The above is a restored version of a Province review by Michael Walsh originally published in 1982. For additional information on this archived material, please visit my FAQ.

Afterword: Edmonton-born Rae Dawn Chong is a one-woman celebration of Canadian diversity. As daughter of actor/director Tommy Chong (of Cheech and Chong), she is of Chinese, Scots-Irish and French descent. Her maternal heritage is Afro-Canadian and Cherokee First Nations. To date, she's accumulated more than 40 feature film credits, in addition to her TV work. Among the ones most often noted are her co-starring roles opposite Arnold Schwarzenegger (Commando;1985); C.Thomas Howell (whom she married after Soul Man; 1986); and Mick Jagger (Running Out of Luck; 1987), as well as her supporting role in Steven Spielberg's Oscar-winning The Color Purple (1985). Since making her feature film debut at the age of 17 (in 1987's Stony Island), she's worked steadily, often returning to Vancouver, where she has starred in seven theatrical and three made-for-TV features.
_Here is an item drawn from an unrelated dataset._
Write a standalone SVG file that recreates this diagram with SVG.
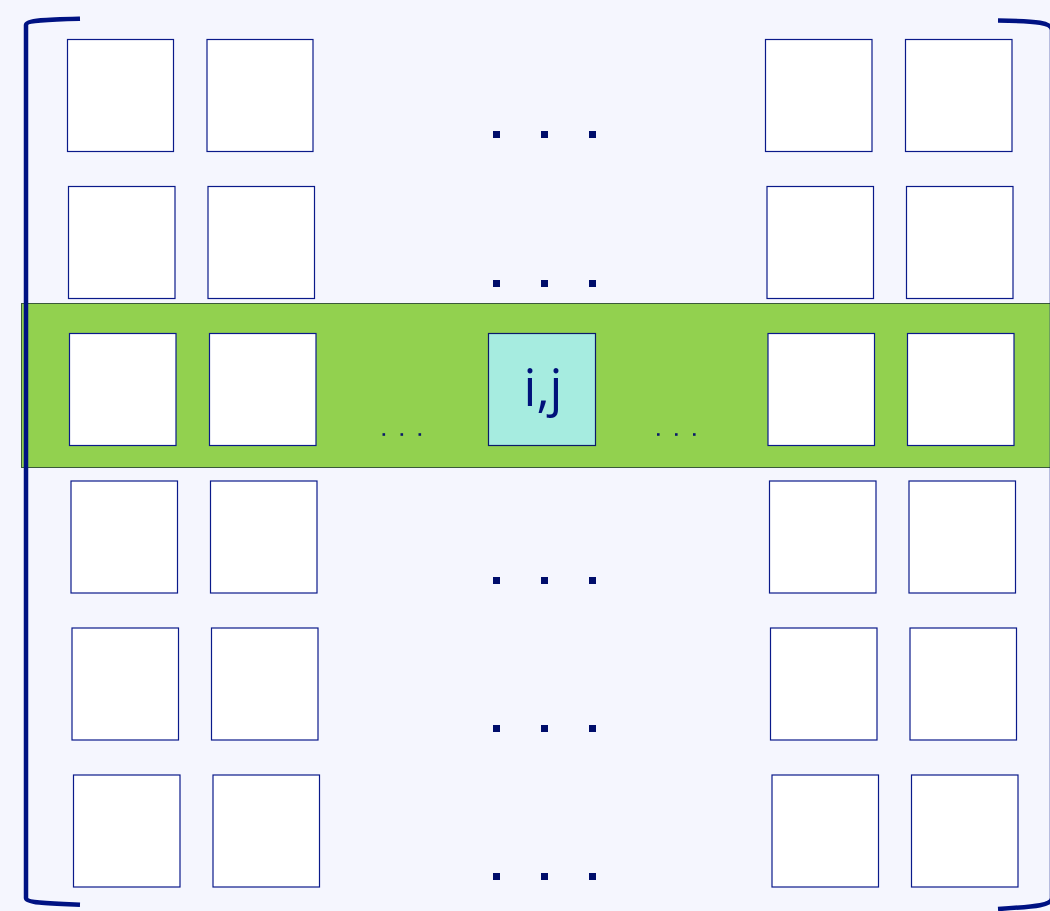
<svg xmlns="http://www.w3.org/2000/svg" width="1050" height="911" viewBox="0 0 1050 911">
<style>
.cell{fill:#ffffff;stroke:#0a1a8a;stroke-width:1.2}
.br{fill:none;stroke:#001283;stroke-width:4.5}
.dot{fill:#000d6b}
.sd{fill:#0a1a6a}
</style>
<rect x="0" y="0" width="1050" height="911" fill="#f5f6fe"/>
<g id="band"><rect x="21.5" y="303.5" width="1030" height="164" fill="#92d14f" stroke="#3a5a3a" stroke-width="1"/></g>
<g id="brackets">
<path class="br" d="M80,18.7 C48,19.5 26,20 26,25 L26,898 C26,903 48,903.5 80,904.7"/>
<path class="br" d="M998,20.5 C1038,21 1052,23 1052,30 L1052,898 C1052,905 1038,906.5 998,909"/>
</g>
<g id="row1">
<rect class="cell" x="67.5" y="39.5" width="106" height="112"/>
<rect class="cell" x="207" y="39.5" width="106" height="112"/>
<rect class="cell" x="765.5" y="39.5" width="106.5" height="112"/>
<rect class="cell" x="905.5" y="39.5" width="106.5" height="112"/>
</g>
<g id="row2">
<rect class="cell" x="68.5" y="186.5" width="106.5" height="112"/>
<rect class="cell" x="208" y="186.5" width="106.5" height="112"/>
<rect class="cell" x="767" y="186.5" width="106.5" height="112"/>
<rect class="cell" x="906.5" y="186.5" width="106.5" height="112"/>
</g>
<g id="row3">
<rect class="cell" x="69.5" y="333.5" width="106.5" height="112"/>
<rect class="cell" x="209.5" y="333.5" width="106.5" height="112"/>
<rect class="cell" x="768" y="333.5" width="106.5" height="112"/>
<rect class="cell" x="907.5" y="333.5" width="106.5" height="112"/>
</g>
<g id="cell-ij">
<rect x="488.5" y="333.5" width="107" height="112" fill="#a6ece0" stroke="#0a1a6a" stroke-width="1.2"/>
<text x="543" y="406" text-anchor="middle" font-family="'Open Sans','DejaVu Sans',sans-serif" font-size="51" fill="#00127a">i,j</text>
</g>
<g id="row4">
<rect class="cell" x="71" y="481" width="106.5" height="112"/>
<rect class="cell" x="210.5" y="481" width="106.5" height="112"/>
<rect class="cell" x="769.5" y="481" width="106.5" height="112"/>
<rect class="cell" x="909" y="481" width="106.5" height="112"/>
</g>
<g id="row5">
<rect class="cell" x="72" y="628" width="106.5" height="112"/>
<rect class="cell" x="211.5" y="628" width="106.5" height="112"/>
<rect class="cell" x="770.5" y="628" width="106.5" height="112"/>
<rect class="cell" x="910" y="628" width="106.5" height="112"/>
</g>
<g id="row6">
<rect class="cell" x="73.5" y="775" width="106.5" height="112"/>
<rect class="cell" x="213" y="775" width="106.5" height="112"/>
<rect class="cell" x="772" y="775" width="106.5" height="112"/>
<rect class="cell" x="911.5" y="775" width="106.5" height="112"/>
</g>
<g id="ellipses">
<rect class="dot" x="493" y="131" width="7" height="7"/><rect class="dot" x="541" y="131" width="7" height="7"/><rect class="dot" x="589" y="131" width="7" height="7"/>
<rect class="dot" x="493" y="280" width="7" height="7"/><rect class="dot" x="541" y="280" width="7" height="7"/><rect class="dot" x="589" y="280" width="7" height="7"/>
<rect class="dot" x="493" y="577" width="7" height="7"/><rect class="dot" x="541" y="577" width="7" height="7"/><rect class="dot" x="589" y="577" width="7" height="7"/>
<rect class="dot" x="493" y="725" width="7" height="7"/><rect class="dot" x="541" y="725" width="7" height="7"/><rect class="dot" x="589" y="725" width="7" height="7"/>
<rect class="dot" x="493" y="873" width="7" height="7"/><rect class="dot" x="541" y="873" width="7" height="7"/><rect class="dot" x="589" y="873" width="7" height="7"/>
<rect class="sd" x="382.5" y="433.2" width="2.6" height="2.6"/><rect class="sd" x="400.5" y="433.2" width="2.6" height="2.6"/><rect class="sd" x="418.5" y="433.2" width="2.6" height="2.6"/>
<rect class="sd" x="657" y="433.2" width="2.6" height="2.6"/><rect class="sd" x="675" y="433.2" width="2.6" height="2.6"/><rect class="sd" x="693" y="433.2" width="2.6" height="2.6"/>
</g>
</svg>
Diehard sci-fi aficionados recall her co-starring role opposite Star Wars' Mark Hamill in 1999's Time Runner, and with Willie Nelson in the New Age fantasy Starlight (1996), as well as her guest-starring roles in episodes of locally-shot TV series Outer Limits, Highlander and Poltergeist. From 2000 to 2002, she played the Scully-like Dr. Peggy Fowler to Adrian Pasdar's true-believing Declan Dunn in the CTV/NBC fantasy series Mysterious Ways. Outspoken and at times controversial, Rae Dawn Chong continues to add titles to an eclectic filmography.